Fig 8. S100A4 interacts with ezrin in living HEK-293T cells.

For FRET measurements, HEK-293T cells were co-transfected with pEGFP-ezrin and pmCherry-S100A4/S100A4-SerΔ13. As controls, cells transfected with pEGFP-ezrin alone (donor-only) or pEGFP-mCherry (100% FRET) were used. Donor photobleaching was performed by confocal microscopy, time constants of at least 80 ROI per sample were determined. (A) Two representative photobleaching curves from donor-only and 100% FRET samples (shown in violet and blue, respectively), the fitted exponential decay curves (green and red lines, respectively) and the calculated time constants (t_1/2, marked with dashed lines). (B) Box-and-Whisker plots showing time constants of each sample were generated. Statistical analysis was performed using the Games-Howell test regarding the unequal sample size and inhomogeneous variance. Significant differences (p < 0.05) comparing S100A4 (wt) sample with others are marked with asterisk.

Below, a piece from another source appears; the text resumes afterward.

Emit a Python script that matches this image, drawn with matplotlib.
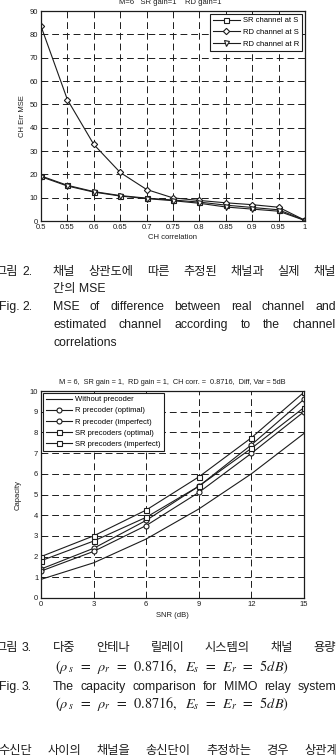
import matplotlib
matplotlib.use("Agg")
import matplotlib.pyplot as plt

W, H = 336, 755

# Fig. 2 data
corr = [0.5, 0.55, 0.6, 0.65, 0.7, 0.75, 0.8, 0.85, 0.9, 0.95, 1.0]
sr_at_s = [19.3, 15.3, 12.6, 10.9, 9.8, 9.0, 8.1, 6.8, 5.8, 4.8, 0.3]
rd_at_s = [83.5, 52.0, 32.8, 20.8, 13.5, 9.9, 8.8, 7.8, 7.0, 5.9, 0.3]
rd_at_r = [19.0, 15.0, 12.4, 10.7, 9.6, 8.7, 7.6, 6.0, 5.1, 4.2, 0.2]

# Fig. 3 data
snr = [0, 3, 6, 9, 12, 15]
no_prec = [0.9, 1.7, 2.85, 4.3, 6.0, 7.95]
r_opt = [1.4, 2.4, 3.75, 5.4, 7.4, 9.6]
r_imp = [1.3, 2.25, 3.5, 5.1, 6.99, 9.0]
sr_opt = [2.0, 3.0, 4.25, 5.85, 7.74, 9.94]
sr_imp = [1.8, 2.75, 3.9, 5.4, 7.23, 9.2]

INK = "#1c1c1c"
plt.rcParams["font.family"] = ["Liberation Sans", "Noto Sans CJK KR"]
plt.rcParams["mathtext.fontset"] = "stix"
plt.rcParams["axes.linewidth"] = 0.9
plt.rcParams["xtick.direction"] = "in"
plt.rcParams["ytick.direction"] = "in"

fig = plt.figure(figsize=(W / 100, H / 100), dpi=100)


def px_axes(l, t, r, b):
    return fig.add_axes([l / W, 1 - b / H, (r - l) / W, (b - t) / H])


def ftext(x, y, s, **kw):
    return fig.text(x / W, 1 - y / H, s, **kw)


def justify(words, x0, x1, y, size):
    rend = fig.canvas.get_renderer()
    arts = [ftext(0, y, w, fontsize=size, va="center", color=INK) for w in words]
    widths = [a.get_window_extent(rend).width for a in arts]
    gap = (x1 - x0 - sum(widths)) / max(len(words) - 1, 1)
    x = x0
    for a, w in zip(arts, widths):
        a.set_x(x / W)
        x += w + gap


def style(ax):
    ax.grid(True, color=INK, linestyle=(0, (7, 4)), linewidth=0.7)
    ax.tick_params(labelsize=5.5, length=2.5, width=0.6, pad=2, colors=INK)
    for s in ax.spines.values():
        s.set_color(INK)


mk = dict(color=INK, linewidth=0.8, markersize=3.6, markerfacecolor="white",
          markeredgewidth=0.8)

# ---- top chart ----
ax1 = px_axes(41, 11, 305, 221)
ax1.plot(corr, sr_at_s, marker="s", label="SR channel at S", **mk)
ax1.plot(corr, rd_at_s, marker="D", label="RD channel at S", **dict(mk, markersize=3.2))
ax1.plot(corr, rd_at_r, marker="v", label="RD channel at R", **mk)
ax1.set_xlim(0.5, 1.0)
ax1.set_ylim(0, 90)
ax1.set_xticks(corr)
ax1.set_xticklabels(["0.5", "0.55", "0.6", "0.65", "0.7", "0.75", "0.8", "0.85", "0.9", "0.95", "1"])
ax1.set_yticks(range(0, 91, 10))
style(ax1)
ax1.set_xlabel("CH correlation", fontsize=5.5, labelpad=2, color=INK)
ax1.set_ylabel("CH Err MSE", fontsize=5.5, labelpad=3, color=INK)
leg = ax1.legend(loc="upper right", fontsize=5.5, handlelength=3.5, borderpad=0.4,
                 labelspacing=0.55, borderaxespad=0.4, fancybox=False, framealpha=1,
                 edgecolor=INK, handletextpad=0.4)
leg.get_frame().set_linewidth(0.8)
ftext(170, 2, "M=6   SR gain=1    RD gain=1", fontsize=5.5, ha="center", va="center", color=INK)

# ---- bottom chart ----
ax2 = px_axes(41, 391, 304, 598)
ax2.plot(snr, no_prec, label="Without precoder", color=INK, linewidth=0.8)
ax2.plot(snr, r_opt, marker="o", label="R precoder (optimal)", **mk)
ax2.plot(snr, r_imp, marker="o", label="R precoder (imperfect)", **mk)
ax2.plot(snr, sr_opt, marker="s", label="SR precoders (optimal)", **mk)
ax2.plot(snr, sr_imp, marker="s", label="SR precoders (imperfect)", **mk)
ax2.set_xlim(0, 15)
ax2.set_ylim(0, 10)
ax2.set_xticks(snr)
ax2.set_yticks(range(0, 11))
style(ax2)
ax2.set_xlabel("SNR (dB)", fontsize=5.5, labelpad=3, color=INK)
ax2.set_ylabel("Capacity", fontsize=5.5, labelpad=6, color=INK)
leg2 = ax2.legend(loc="upper left", fontsize=5.5, handlelength=3.4, borderpad=0.4,
                  labelspacing=0.5, borderaxespad=0.25, fancybox=False, framealpha=1,
                  edgecolor=INK, handletextpad=0.4)
leg2.get_frame().set_linewidth(0.8)
ftext(172, 382, "M = 6,  SR gain = 1,  RD gain = 1,  CH corr. =  0.8716,  Diff, Var = 5dB",
      fontsize=5.3, ha="center", va="center", color=INK)

# ---- captions ----
KO = 8.8
EN = 8.8
ftext(-5, 272, "그림", fontsize=KO, va="center", color=INK)
ftext(22, 272, "2.", fontsize=EN, va="center", color=INK)
justify("채널 상관도에 따른 추정된 채널과 실제 채널".split(), 53, 336, 272, KO)
ftext(53, 289, "간의 MSE", fontsize=KO, va="center", color=INK)
ftext(-1, 307, "Fig.", fontsize=EN, va="center", color=INK)
ftext(22, 307, "2.", fontsize=EN, va="center", color=INK)
justify("MSE of difference between real channel and".split(), 53, 336, 307, EN)
justify("estimated channel according to the channel".split(), 53, 336, 325, EN)
ftext(53, 343, "correlations", fontsize=EN, va="center", color=INK)

formula = r"$(\rho_{\;s}\ \,=\ \,\rho_r\ \,=\ \,0.8716,\ \ E_s\ \,=\ \,E_r\ \,=\ \,5dB)$"
ftext(-5, 648, "그림", fontsize=KO, va="center", color=INK)
ftext(22, 648, "3.", fontsize=EN, va="center", color=INK)
justify("다중 안테나 릴레이 시스템의 채널 용량".split(), 53, 336, 648, KO)
ftext(55, 667, formula, fontsize=10.3, va="center", color=INK)
ftext(-1, 687, "Fig.", fontsize=EN, va="center", color=INK)
ftext(22, 687, "3.", fontsize=EN, va="center", color=INK)
justify("The capacity comparison for MIMO relay system".split(), 53, 336, 687, EN)
ftext(55, 704, formula, fontsize=10.3, va="center", color=INK)
justify("수신단 사이의 채널을 송신단이 추정하는 경우 상관계".split(), -2, 338, 751, KO)

fig.savefig("out.png", dpi=100)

Fig 9. Proposed mechanism of ezrin regulation by S100A4-binding.

In the dormant state, ezrin shows limited cross-linking activity of the actin cytoskeleton (blue) to the plasma membrane. PIP₂ is bound by the F1 (light gray) and the F3 (dark gray) subdomains. The actin-binding site on the C-ERMAD is masked by the N-ERMAD lobes F2 (gray) and F3 (dark grey). Upon phosphorylation of Thr567 (yellow), ezrin opens up to acquire its active conformation. Binding of S100A4 to the N-ERMAD and the C-ERMAD leads to allosteric and direct inhibition of ezrin function, respectively.